Let $H$ be a (infinite dimensional) Hilbert space and denote by $\mathcal{F}(H)$ the semigroup of bounded Fredholm operators in $H$. Let $S,T\in\mathcal{F}(H)$ and let $I=id_{H}$ be the identity map in $H$. I know that $ST\oplus I$ and $S\oplus T$ are both elements of $\mathcal{F}(H\oplus H)$ and that they have the same index.

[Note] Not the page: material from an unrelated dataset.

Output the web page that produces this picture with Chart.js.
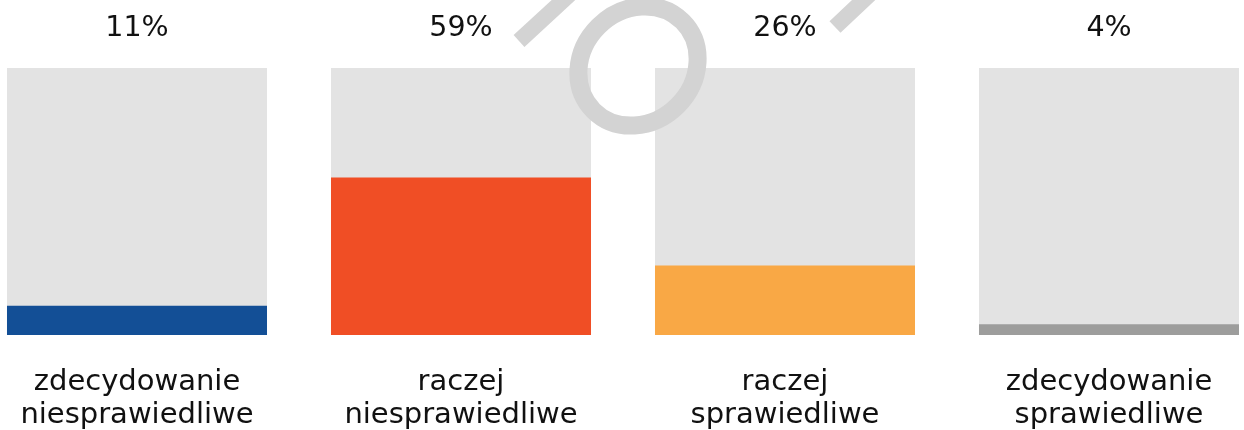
<!DOCTYPE html>
<html>
<head>
<meta charset="utf-8">
<script src="https://cdn.jsdelivr.net/npm/chart.js@4"></script>
<style>
  html, body { margin: 0; padding: 0; background: #fff; }
  #wrap { width: 1244px; height: 430px; position: relative; }
</style>
</head>
<body>
<div id="wrap"><canvas id="chart" width="1244" height="430"></canvas></div>
<script>
const categories = [
    ["zdecydowanie", "niesprawiedliwe"],
    ["raczej", "niesprawiedliwe"],
    ["raczej", "sprawiedliwe"],
    ["zdecydowanie", "sprawiedliwe"]
];
const values = [11, 59, 26, 4];
const totals = [100, 100, 100, 100];
const barColors = ["#134f96", "#f04e25", "#f9a845", "#9d9d9c"];

const FONT = "'DejaVu Sans', sans-serif";

// napisy nad i pod słupkami
const labelsPlugin = {
    id: "labels",
    afterDatasetsDraw(chart) {
        const ctx = chart.ctx;
        const meta = chart.getDatasetMeta(0);
        ctx.save();
        ctx.fillStyle = "#111";
        ctx.textAlign = "center";
        ctx.textBaseline = "alphabetic";
        meta.data.forEach((bar, i) => {
            ctx.font = "28.5px " + FONT;
            ctx.fillText(values[i] + "%", bar.x, 36);
            ctx.font = "29px " + FONT;
            categories[i].forEach((line, j) => {
                ctx.fillText(line, bar.x, 390 + j * 33);
            });
        });
        ctx.restore();
    }
};

// znak wodny
const watermarkPlugin = {
    id: "watermark",
    afterDatasetsDraw(chart) {
        const ctx = chart.ctx;
        ctx.save();
        ctx.strokeStyle = "#d3d3d3";
        ctx.lineWidth = 16;
        ctx.lineCap = "butt";
        ctx.beginPath();
        ctx.moveTo(519, 41);
        ctx.lineTo(570, -6);
        ctx.stroke();
        ctx.beginPath();
        ctx.moveTo(835, 27);
        ctx.lineTo(870, -6);
        ctx.stroke();
        ctx.lineWidth = 18;
        ctx.beginPath();
        ctx.ellipse(638, 66, 63, 56, -Math.PI / 4, 0, Math.PI * 2);
        ctx.stroke();
        ctx.restore();
    }
};

new Chart(document.getElementById("chart"), {
    type: "bar",
    data: {
        labels: categories,
        datasets: [
            {
                data: values,
                backgroundColor: barColors,
                grouped: false,
                clip: false,
                categoryPercentage: 1,
                barPercentage: 0.8025
            },
            {
                data: totals,
                backgroundColor: "#e3e3e3",
                grouped: false,
                clip: false,
                categoryPercentage: 1,
                barPercentage: 0.8025
            }
        ]
    },
    options: {
        responsive: false,
        animation: false,
        layout: { padding: { top: 68, bottom: 95, left: 137, right: 135 } },
        plugins: {
            legend: { display: false },
            tooltip: { enabled: false }
        },
        scales: {
            x: { display: false, offset: false },
            y: { display: false, min: 0, max: 100 }
        }
    },
    plugins: [labelsPlugin, watermarkPlugin]
});
</script>
</body>
</html>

Question. How can one explicitly construct a continuous map $\alpha\colon[0,1]\to\mathcal{F}(H\oplus H)$ such that $\alpha(0) = ST\oplus I$ and $\alpha(1)=S\oplus T$ ?
Writing $A\oplus B = \begin{bmatrix} A & 0 \\ 0 & B \end{bmatrix}$, I already notice that
$$\alpha(t) = \begin{bmatrix} ST & 0 \\ 0 & I \end{bmatrix} \begin{bmatrix} \cos(\pi t/2) & -\sin(\pi t/2) \\ \sin(\pi t/2) & \cos(\pi t/2) \end{bmatrix} \begin{bmatrix} I & 0 \\ 0 & S^{-1} \end{bmatrix} \begin{bmatrix} \cos(\pi t/2) & \sin(\pi t/2) \\ -\sin(\pi t/2) & \cos(\pi t/2) \end{bmatrix} \begin{bmatrix} I & 0 \\ 0 & S \end{bmatrix}$$
seems to do the job, though I do not know how to check that $\alpha(t)\in\mathcal{F}(H\oplus H)$ for all $t\in[0,1]$. Besides, in the above formula I've assumed that $S$ is invertible, and I could not find a solution without that assumption.
Any ideas?
Thanks in advance.
The map I was looking for is $\alpha\colon[0,1]\to\mathcal{F}(H\oplus H)$ given by $$\alpha(t) = \begin{bmatrix} S & 0 \\ 0 & I\end{bmatrix} \begin{bmatrix} \cos(\pi t/2) & \sin(\pi t/2) \\ -\sin(\pi t/2) & \cos(\pi t/2)\end{bmatrix} \begin{bmatrix} T& 0 \\ 0 & I\end{bmatrix} \begin{bmatrix} \cos(\pi t/2) & -\sin(\pi t/2) \\ \sin(\pi t/2) & \cos(\pi t/2)\end{bmatrix}$$ since $$\alpha(0) = \begin{bmatrix} S & 0 \\ 0 & I\end{bmatrix} \begin{bmatrix} I & 0 \\ 0 & I\end{bmatrix} \begin{bmatrix} T & 0 \\ 0 & I\end{bmatrix} \begin{bmatrix} I & 0 \\ 0 & I\end{bmatrix} = \begin{bmatrix} ST & 0 \\ 0 & I\end{bmatrix}$$ and $$\alpha(1) = \begin{bmatrix} S & 0 \\ 0 & I\end{bmatrix} \begin{bmatrix} 0 & I \\ -I & 0\end{bmatrix} \begin{bmatrix} T & 0 \\ 0 & I\end{bmatrix} \begin{bmatrix} 0 & -I \\ I & 0\end{bmatrix} = \begin{bmatrix} S & 0 \\ 0 & T\end{bmatrix}$$
Also, $\alpha([0,1])\subseteq\mathcal{F}(H\oplus H)$ since $\begin{bmatrix} \cos(\pi t/2) \cdot I & \sin(\pi t/2)\cdot I \\ -\sin(\pi t/2)\cdot I & \cos(\pi t/2)\cdot I\end{bmatrix}$ is Fredholm in $H\oplus H$ and a composition of Fredholm operators remains Fredholm.